The Turkish government failed to comply with UNESCO World Heritage guidelines while refurbishing Istanbul’s iconic Hagia Sophia to restart Muslim worship in the sanctuary, Mimarlık magazine reported in its September-October issue.
The 6th century structure in Istanbul’s historic district was altered within two weeks of a ruling that allowed for Muslim worship, prompting international outcry about the rash and unilateral nature of the conversion.
UNESCO said in a July 10 statement that their director general “deeply regrets the decision of the Turkish authorities, made without prior discussion, to change the status of Hagia Sophia,” one of the organization’s select World Heritage Sites.

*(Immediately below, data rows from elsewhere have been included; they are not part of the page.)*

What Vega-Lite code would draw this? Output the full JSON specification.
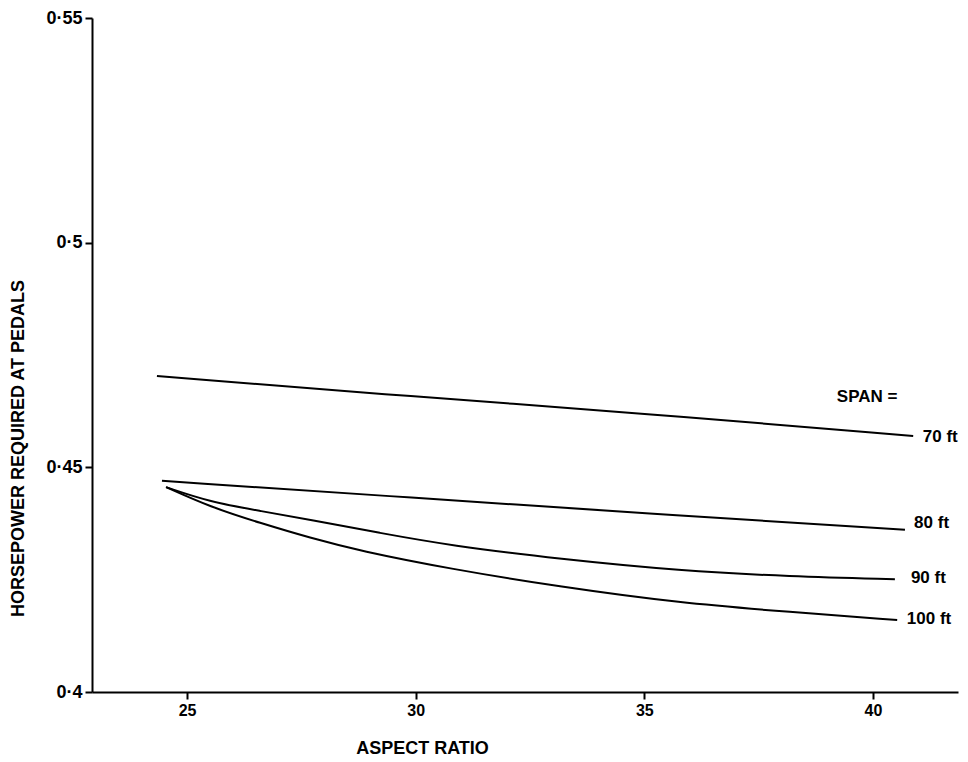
{
  "$schema": "https://vega.github.io/schema/vega-lite/v6.json",
  "width": 866,
  "height": 674,
  "autosize": {"type": "none"},
  "padding": {"left": 92, "top": 18, "right": 10, "bottom": 70},
  "background": "white",
  "config": {
    "view": {"stroke": null},
    "font": "Liberation Sans"
  },
  "datasets": {
    "curves": [
      {"span": "70 ft", "ar": 24.34, "hp": 0.4703},
      {"span": "70 ft", "ar": 30.0, "hp": 0.4657},
      {"span": "70 ft", "ar": 35.0, "hp": 0.4620},
      {"span": "70 ft", "ar": 40.88, "hp": 0.4570},
      {"span": "80 ft", "ar": 24.45, "hp": 0.4470},
      {"span": "80 ft", "ar": 30.0, "hp": 0.4432},
      {"span": "80 ft", "ar": 35.0, "hp": 0.4398},
      {"span": "80 ft", "ar": 40.70, "hp": 0.4361},
      {"span": "90 ft", "ar": 24.54, "hp": 0.4456},
      {"span": "90 ft", "ar": 25.50, "hp": 0.4423},
      {"span": "90 ft", "ar": 26.60, "hp": 0.4403},
      {"span": "90 ft", "ar": 27.69, "hp": 0.4383},
      {"span": "90 ft", "ar": 29.22, "hp": 0.4354},
      {"span": "90 ft", "ar": 30.75, "hp": 0.4326},
      {"span": "90 ft", "ar": 33.16, "hp": 0.4296},
      {"span": "90 ft", "ar": 35.78, "hp": 0.4270},
      {"span": "90 ft", "ar": 38.19, "hp": 0.4257},
      {"span": "90 ft", "ar": 40.48, "hp": 0.4251},
      {"span": "100 ft", "ar": 24.54, "hp": 0.4456},
      {"span": "100 ft", "ar": 25.50, "hp": 0.4412},
      {"span": "100 ft", "ar": 26.60, "hp": 0.4376},
      {"span": "100 ft", "ar": 27.69, "hp": 0.4343},
      {"span": "100 ft", "ar": 28.78, "hp": 0.4314},
      {"span": "100 ft", "ar": 30.75, "hp": 0.4274},
      {"span": "100 ft", "ar": 33.16, "hp": 0.4234},
      {"span": "100 ft", "ar": 35.78, "hp": 0.4198},
      {"span": "100 ft", "ar": 38.19, "hp": 0.4178},
      {"span": "100 ft", "ar": 40.53, "hp": 0.4160}
    ],
    "labels": [
      {"text": "SPAN =", "ar": 39.21, "hp": 0.4657},
      {"text": "70 ft", "ar": 41.09, "hp": 0.4567},
      {"text": "80 ft", "ar": 40.90, "hp": 0.4376},
      {"text": "90 ft", "ar": 40.83, "hp": 0.4254},
      {"text": "100 ft", "ar": 40.74, "hp": 0.4162}
    ]
  },
  "layer": [
    {
      "data": {"name": "curves"},
      "mark": {"type": "line", "interpolate": "basis", "color": "black", "strokeWidth": 2, "clip": false},
      "encoding": {
        "x": {
          "field": "ar", "type": "quantitative",
          "scale": {"domain": [22.92, 41.86], "nice": false, "zero": false},
          "axis": {
            "title": "ASPECT RATIO",
            "values": [25, 30, 35, 40],
            "grid": false,
            "domainColor": "black", "domainWidth": 2,
            "tickColor": "black", "tickWidth": 2, "tickSize": 7,
            "labelFont": "Liberation Sans", "labelFontWeight": "bold", "labelFontSize": 16, "labelColor": "black",
            "labelPadding": 3,
            "titleFont": "Liberation Sans", "titleFontWeight": "bold", "titleFontSize": 18, "titleColor": "black",
            "titleX": 330, "titleY": 56, "titleAlign": "center", "titleBaseline": "middle"
          }
        },
        "y": {
          "field": "hp", "type": "quantitative",
          "scale": {"domain": [0.4, 0.55], "nice": false, "zero": false},
          "axis": {
            "title": "HORSEPOWER REQUIRED AT PEDALS",
            "values": [0.4, 0.45, 0.5, 0.55],
            "format": ".2~f",
            "labelExpr": "replace(datum.label, '.', '·')",
            "grid": false,
            "domainColor": "black", "domainWidth": 2,
            "tickColor": "black", "tickWidth": 2, "tickSize": 7,
            "labelFont": "Liberation Sans", "labelFontWeight": "bold", "labelFontSize": 18, "labelColor": "black",
            "labelPadding": 3,
            "titleFont": "Liberation Sans", "titleFontWeight": "bold", "titleFontSize": 18, "titleColor": "black",
            "titleX": -74, "titleY": 430, "titleAngle": -90, "titleAlign": "center", "titleBaseline": "middle"
          }
        },
        "detail": {"field": "span"}
      }
    },
    {
      "data": {"name": "labels"},
      "mark": {"type": "text", "align": "left", "baseline": "middle", "font": "Liberation Sans", "fontWeight": "bold", "fontSize": 17, "color": "black", "clip": false},
      "encoding": {
        "x": {"field": "ar", "type": "quantitative"},
        "y": {"field": "hp", "type": "quantitative"},
        "text": {"field": "text"}
      }
    }
  ]
}
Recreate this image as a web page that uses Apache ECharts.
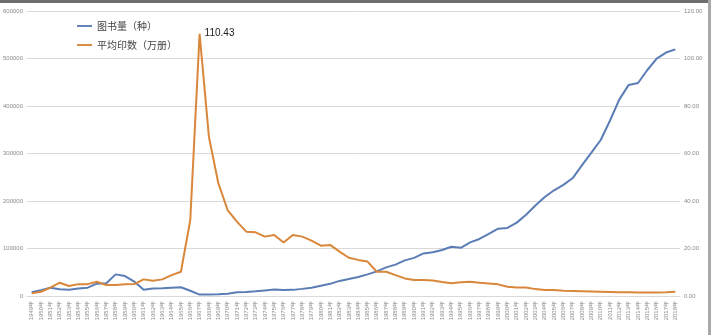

“A report and project plan concerning the physical alterations was supposed to have been presented to UNESCO’s World Heritage Center,” Prof. Zeynep Ahunbay said in.
Turkish authorities flaunted the minimalistic alterations made to the physical space for its conversion this summer, noting that none of the mosaics would be harmed, and that they would only remain veiled during Muslim prayer.
However, mosaics above the Hagia Sophia’s southern gate and the emperor’s entrance were boarded up with white wood placards, even though they’re located outside the space for Muslim prayer, restricted to the main gallery.
Prof. Ahunbay noted that the former cathedral’s tiling, marble and mosaics were artifacts of artistic value, and that they are mandated by international guidelines to remain unaffected from any change in the venue’s purpose.
However, the work to convert the space for Muslim prayer interrupted ongoing rehabilitation on the northern interior wall, and pending plans for the exterior of the building, the professor said.
The Muslim function of the building will also make it practically impossible to install scaffolding on the interior of the structure, Ahunbay added.